Budget rEvisE, vente en augmentation
De même, les Sénégalais subissent tous les désagréments dus à une fourniture erratique de l’électricité, alors que, par leurs maigres moyens, ils ont tout fait pour redresser la barre de la Senelec. Ainsi, pendant plusieurs années, l’Etat a injecté dans la boîte l’équivalent de 179 milliards de francs Cfa, sous forme de capitaux propres pour compenser les pertes cumulées. Cet argent, auquel s’ajoutent plusieurs milliards reçus des bailleurs de fonds traditionnels comme la Banque mondiale et l’Agence française de développement (Afd), a permis d’éviter à l’entreprise de déposer son bilan. Mais l’effort des Sénégalais ne s’est pas arrêté là, parce que, par ailleurs, les factures de courant ont fortement augmenté depuis des années. Les experts parlent d’une moyenne de 60% de hausse entre 2000 et 2008. Pourtant, les cadres disent que le gouvernement a versé à la Senelec 152 milliards pour compenser les pertes de revenus et limiter les augmentations. Il n’empêche que certaines catégories sociales ont enregistré près de 100% de hausse de leurs factures.
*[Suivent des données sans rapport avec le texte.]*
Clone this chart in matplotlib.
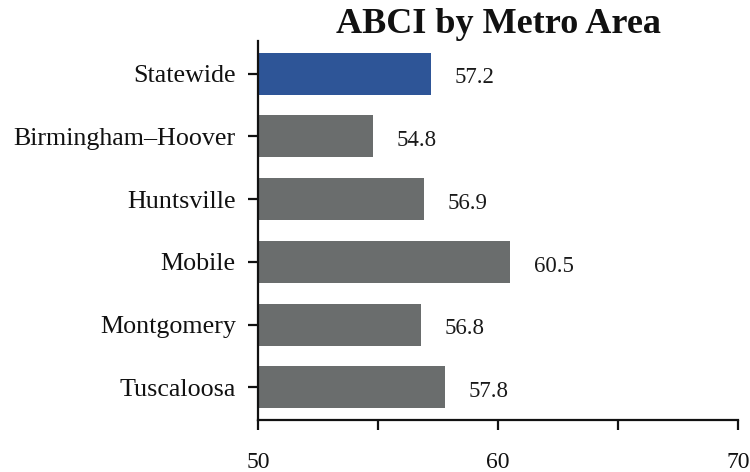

Les cadres de la société indiquent que ces 152 milliards «représentent 10% des recettes tirées des clients. De ce fait, le revenu par Kwh a augmenté de plus de 70% en huit années (supporté en partie par le client et en partie par le gouvernement).»
Parmi les paradoxes de la Senelec, il faut relever celui, noté par un Conseil d’administration en début de cette année, à l’époque où ce dernier était encore présidé par M. Abdourahmane Sow. Dans le budget initial, les ventes devaient rapporter 217,41 milliards de francs Cfa. Or, après que l’Etat a imposé une baisse des tarifs de 12% à la Senelec, ces ventes ont été estimées à 243,41 milliards de francs Cfa, dans le budget révisé. Soit une augmentation de 13,66% en valeur relative. Et la direction de la société n’a pu expliquer comment elle a réussi cette prouesse, de diminuer ses prix en augmentant ses profits.